By contrast, Albright and Berger sometimes share or divide such diplomatic tasks, although there are clear divisions of labor.

As secretary of State, Albright is clearly the team’s leader.


Last week, it was Albright who stepped up to the microphones to counter stinging criticism of Clinton’s policy on Iraq leveled by Senate Majority Leader Trent Lott (R-Miss). In Ohio, only Albright took questions from reporters before the three went out on stage.

Her ability to shape the administration’s foreign policy goals in terms that Americans can quickly grasp has helped build support for an active U.S. role in international affairs. But in a departure from Clinton’s first term--and from many previous administrations--this task is often shared.

Berger’s primary role is that of an insider, a coordinator and an occasional mediator who makes certain that all voices are heard, that arguments are aired and that the process keeps running.

But he is also ready to push the White House line in public.

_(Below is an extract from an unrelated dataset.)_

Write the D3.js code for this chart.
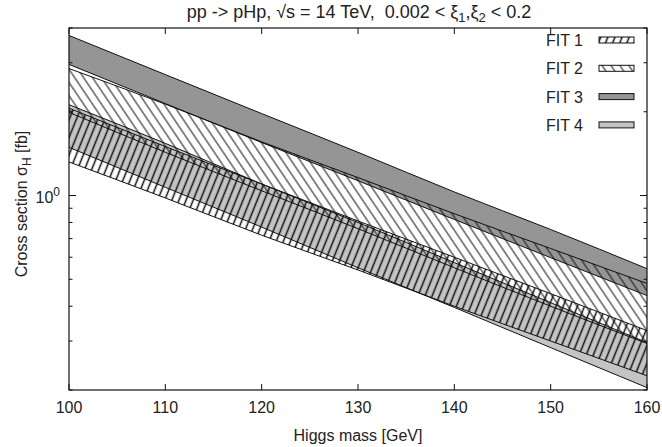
<!DOCTYPE html>
<html lang="en">
<head>
<meta charset="UTF-8">
<title>pp -> pHp cross section</title>
<script src="https://d3js.org/d3.v7.min.js"></script>
<style>
  body { margin: 0; background: #fff; }
  text { font-family: "Liberation Sans", Arial, sans-serif; fill: #222; }
</style>
</head>
<body>
<div id="chart"></div>
<script>
// Higgs mass points [GeV]
let masses = [100, 110, 120, 130, 140, 150, 160]

// upper / lower edge of each band, cross section in fb
let fit1Upper = [2.06, 1.50, 1.10, 0.81, 0.60, 0.444, 0.327]
let fit1Lower = [1.32, 0.98, 0.72, 0.54, 0.40, 0.30, 0.225]
let fit2Upper = [2.86, 2.13, 1.56, 1.16, 0.86, 0.645, 0.483]
let fit2Lower = [1.99, 1.43, 1.04, 0.76, 0.55, 0.40, 0.294]
let fit3Upper = [3.76, 2.72, 1.97, 1.43, 1.03, 0.755, 0.546]
let fit3Lower = [2.96, 2.14, 1.55, 1.13, 0.82, 0.598, 0.437]
let fit4Upper = [2.12, 1.54, 1.10, 0.80, 0.574, 0.412, 0.296]
let fit4Lower = [1.49, 1.07, 0.77, 0.55, 0.396, 0.284, 0.204]

let fitNames = ["FIT 1", "FIT 2", "FIT 3", "FIT 4"]
let xTicks = [100, 110, 120, 130, 140, 150, 160]
let yMinorTicks = [0.2, 0.3, 0.4, 0.5, 0.6, 0.7, 0.8, 0.9, 2, 3, 4]

let width = 662, height = 447
let margin = {top: 28, right: 15, bottom: 57, left: 69}

let svg = d3.select("#chart").append("svg")
    .attr("width", width)
    .attr("height", height)

let x = d3.scaleLinear().domain([100, 160]).range([margin.left, width - margin.right])
let y = d3.scaleLog().domain([0.2, 4]).range([height - margin.bottom, margin.top])

// hatch patterns
let defs = svg.append("defs")
defs.append("clipPath").attr("id", "plotClip")
  .append("rect")
    .attr("x", margin.left).attr("y", margin.top)
    .attr("width", x.range()[1] - x.range()[0])
    .attr("height", y.range()[0] - y.range()[1])

function hatch(id, angle, gap, sw) {
    let p = defs.append("pattern")
        .attr("id", id)
        .attr("patternUnits", "userSpaceOnUse")
        .attr("width", gap).attr("height", 20)
        .attr("patternTransform", "rotate(" + angle + ")")
    p.append("line")
        .attr("x1", gap / 2).attr("x2", gap / 2)
        .attr("y1", -2).attr("y2", 22)
        .attr("stroke", "#111").attr("stroke-width", sw)
}
hatch("hatch1", 22, 6.6, 1.5)
hatch("hatch2", -34, 7.4, 1.0)

let fills = ["url(#hatch1)", "url(#hatch2)", "#959595", "#c4c4c4"]

let bands = [
    {name: fitNames[0], up: fit1Upper, lo: fit1Lower, fill: fills[0]},
    {name: fitNames[1], up: fit2Upper, lo: fit2Lower, fill: fills[1]},
    {name: fitNames[2], up: fit3Upper, lo: fit3Lower, fill: fills[2]},
    {name: fitNames[3], up: fit4Upper, lo: fit4Lower, fill: fills[3]}
]
bands.forEach(b => {
    b.points = masses.map((m, i) => ({m: m, up: b.up[i], lo: b.lo[i]}))
})

let area = d3.area()
    .curve(d3.curveMonotoneX)
    .x(d => x(d.m))
    .y0(d => y(d.lo))
    .y1(d => y(d.up))

let lineUp = d3.line().curve(d3.curveMonotoneX).x(d => x(d.m)).y(d => y(d.up))
let lineLo = d3.line().curve(d3.curveMonotoneX).x(d => x(d.m)).y(d => y(d.lo))

let plot = svg.append("g").attr("clip-path", "url(#plotClip)")

// solid grey bands first, hatched bands on top
let drawOrder = [bands[3], bands[2], bands[0], bands[1]]
drawOrder.forEach(b => {
    plot.append("path")
        .attr("d", area(b.points))
        .attr("fill", b.fill)
})
drawOrder.forEach(b => {
    plot.append("path").attr("d", lineUp(b.points))
        .attr("fill", "none").attr("stroke", "#111").attr("stroke-width", 1)
    plot.append("path").attr("d", lineLo(b.points))
        .attr("fill", "none").attr("stroke", "#111").attr("stroke-width", 1)
})

// frame
let x0 = x.range()[0], x1 = x.range()[1]
let yb = y.range()[0], yt = y.range()[1]
svg.append("rect")
    .attr("x", x0).attr("y", yt)
    .attr("width", x1 - x0).attr("height", yb - yt)
    .attr("fill", "none").attr("stroke", "#111").attr("stroke-width", 1.2)

// ticks, inward on all four sides
let ticks = svg.append("g").attr("stroke", "#111").attr("stroke-width", 1)
xTicks.forEach(t => {
    ticks.append("line").attr("x1", x(t)).attr("x2", x(t)).attr("y1", yb).attr("y2", yb - 6)
    ticks.append("line").attr("x1", x(t)).attr("x2", x(t)).attr("y1", yt).attr("y2", yt + 6)
})
ticks.append("line").attr("x1", x0).attr("x2", x0 + 7).attr("y1", y(1)).attr("y2", y(1))
ticks.append("line").attr("x1", x1).attr("x2", x1 - 7).attr("y1", y(1)).attr("y2", y(1))
yMinorTicks.forEach(t => {
    ticks.append("line").attr("x1", x0).attr("x2", x0 + 3.5).attr("y1", y(t)).attr("y2", y(t))
    ticks.append("line").attr("x1", x1).attr("x2", x1 - 3.5).attr("y1", y(t)).attr("y2", y(t))
})

// tick labels
svg.append("g").selectAll("text")
    .data(xTicks)
    .enter()
    .append("text")
    .attr("x", d => x(d))
    .attr("y", yb + 23)
    .attr("text-anchor", "middle")
    .style("font-size", "16px")
    .text(d => d)

let ylab = svg.append("text")
    .attr("x", x0 - 9)
    .attr("y", y(1) + 7)
    .attr("text-anchor", "end")
    .style("font-size", "16px")
ylab.append("tspan").text("10")
ylab.append("tspan").attr("dy", -7).style("font-size", "12px").text("0")

// axis titles
svg.append("text")
    .attr("x", (x0 + x1) / 2)
    .attr("y", 441)
    .attr("text-anchor", "middle")
    .style("font-size", "16px")
    .text("Higgs mass [GeV]")

let yt2 = svg.append("text")
    .attr("transform", "translate(27," + ((yt + yb) / 2 - 5) + ") rotate(-90)")
    .attr("text-anchor", "middle")
    .style("font-size", "16px")
yt2.append("tspan").text("Cross section \u03C3")
yt2.append("tspan").attr("dy", 4).style("font-size", "12px").text("H")
yt2.append("tspan").attr("dy", -4).text(" [fb]")

// title
let title = svg.append("text")
    .attr("x", 359)
    .attr("y", 18)
    .attr("text-anchor", "middle")
    .style("font-size", "18px")
    .style("white-space", "pre")
title.append("tspan").text("pp -> pHp, \u221As = 14 TeV,  0.002 < \u03BE")
title.append("tspan").attr("dy", 4).style("font-size", "13px").text("1")
title.append("tspan").attr("dy", -4).text(",\u03BE")
title.append("tspan").attr("dy", 4).style("font-size", "13px").text("2")
title.append("tspan").attr("dy", -4).text(" < 0.2")

// legend
let legend = svg.append("g")
bands.forEach((b, i) => {
    let ly = 40 + i * 28.3
    legend.append("text")
        .attr("x", 583)
        .attr("y", ly + 6)
        .attr("text-anchor", "end")
        .style("font-size", "16px")
        .text(b.name)
    legend.append("rect")
        .attr("x", 599).attr("y", ly - 3)
        .attr("width", 35).attr("height", 6)
        .attr("fill", b.fill)
        .attr("stroke", "#111").attr("stroke-width", 1)
})
</script>
</body>
</html>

It was Berger who first set out the administration’s case against Iraq in a detailed statement last month at the National Press Club in Washington.

When the three appear separately on Sunday morning network talk shows, they confer in a conference telephone call beforehand--going over the message and tone they want to convey, sharing ideas.


For example, Berger and Cohen together cooked up Cohen’s most memorable television moment, an eye-catching gesture on ABC-TV’s “This Week” in November in which the Defense secretary held up a small bag of sugar, noting that if the contents were anthrax, they would be enough to wipe out most of Washington. Berger did another show the same day, but without the prop.

Berger noted that the greatest institutional tensions stem from the media.

“You pick up the morning newspapers and find some State Department official is quoted taking a whack at the White House, or some Defense official is saying something out of a meeting that was supposed to be private,” he said.

“We’ve developed rules, and one of them is ‘Pick up the phone before the ax,’ ” he said. “You have a basic trust between the three of us and a sense of common purpose. I think we all realize we sink or swim together.”